= Seizure threshold =

Glutamatergic and GABAergic balance in the brain that affects seizure susceptibility

The term seizure threshold is used to describe the balance between excitatory (glutaminergic) and inhibitory (GABA-ergic) forces in the brain which affect how susceptible a person is to seizures. Those diagnosed with epilepsy or certain other neurological conditions are more vulnerable to seizures if the threshold is reduced, and should be compliant with their anticonvulsant drug regimen.

Medications that lower seizure threshold include the antidepressant and nicotinic antagonist bupropion, the atypical opioid analgesics tramadol and tapentadol, reserpine, theophylline, antibiotics (fluoroquinolones, imipenem, penicillins, cephalosporins, metronidazole, isoniazid) and volatile anesthetics.
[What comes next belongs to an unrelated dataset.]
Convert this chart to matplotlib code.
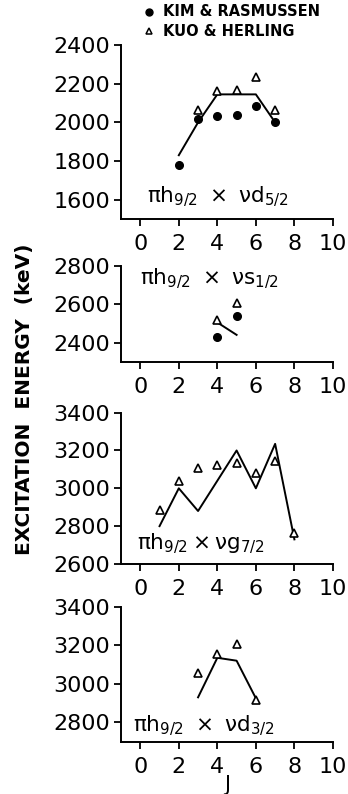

So can other factors, including:

- sleep deprivation
- illicit drug use, such as cocaine
- withdrawal from drugs or certain stimuli
- fever
- exposure to flashing or flickering lights (photosensitive epilepsy) including neon lights, strobe lights, video games or even patterns like narrow stripes
- lengthy periods of fasting, malnutrition, starvation, high stress, fear, fatigue and exhaustion
- menstruation
- uncontrolled diabetes, and
- other endocrine and metabolic irregularities like electrolyte or hormonal imbalances (for example, metabolic alkalosis)

Cancer and certain disorders of the nervous, cardiovascular and gastrointestinal systems can also influence the severity and frequency of seizures.